Along with righteousness Jesus also values agape, this life together that Bonhoeffer calls the extraordinariness of the Christian life. Agape is more than forming community, the mere act of coming together. Dr. Justo Gonzalez, a Methodist pastor and professor at Columbia Theological Seminary in Georgia, affirms that agape is a much stronger bond and that it could be better understood by using the concept of corporation. That's what the spirit does when it calls, gathers, and enlightens us. So strong is this corporation of the spirit that nothing will break it. That's why the apostle Paul writes, "Who will separate us from the love of Christ? Will hardship or distress or persecution or famine or nakedness or peril or sword? No, in all these things, we are more than conquerors through him who loved us."
This righteousness and agape is the gift for those who are poor in spirit, for those whose boast is in the Lord, whose one resource is God, whose prime gift is their emptiness, who rely without flinching on the inexhaustible grace of God.
These beatitudes, God's perspective from the underside of history, are a revelation of the life of a new community offered to the world as a sign of God's larger intentions for all creation. What God intends is a world, not just assorted individuals, but a whole universe freed from the bondage of sin and made all right, blessed by the experience of God's presence in Jesus and in us. These beatitudes are a challenge to transform our way of seeing things, to raise our understanding to a new level. The apostle Paul challenges us to "not be conformed to this world, but be transformed by the renewing of your minds so that you may discern what is the will of God, what is good and acceptable and perfect."

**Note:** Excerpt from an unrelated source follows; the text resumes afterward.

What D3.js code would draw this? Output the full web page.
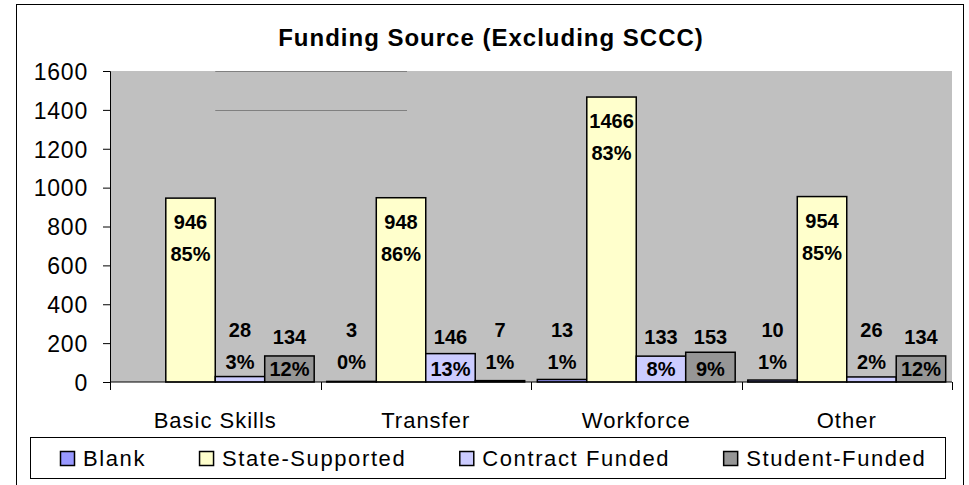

Can we, the church, sustain this kind of community envisioned by Jesus in the Beatitudes? Does this really work in real life or is it only an idea in the mind of a preacher? Let me share with you the experience of our companion church in India. Most of their members come from the Dalit. They are the untouchables, the outcasts. In India's caste system, they are non-persons, they have no identity of their own. In the midst of that exploitative and dehumanizing experience they encountered the love of God in Jesus Christ. Their reflection on the Christian faith led them to the first epistle from Peter and there in this great baptismal family, they found their new identity. "But you are a chosen race, a royal priesthood, a holy nation, God's own people in order that you may proclaim the mighty act of him who called you out of darkness into his marvelous light. Once you were not a people but now you are God's people." (1 Pet. 2:9:10a)
They came empty to the Lord because they were poor in spirit. They were filled and they received the power from on high in their baptism and for the first time in their life they became people--God's chosen people.
We too at times feel like we are non-persons in our communities, with nothing to show as a sign of our connectedness or intimacy with God. This emptiness of ours is the best offering we can give God because then God will fill us with God's presence and we will hear one more time God's words, "Blessed are you the poor in spirit for yours is the kingdom of heaven."
Let us pray.
Dear Heavenly Father, by our baptism into the death and resurrection of your Son Jesus Christ you turn us from the old life of sin. Through Him you have called us blessed. Grant that we who are born to new life in Him may live in righteousness and holiness all our days. Spirit of the Living God, fall fresh on us and fill us with your presence. Amen.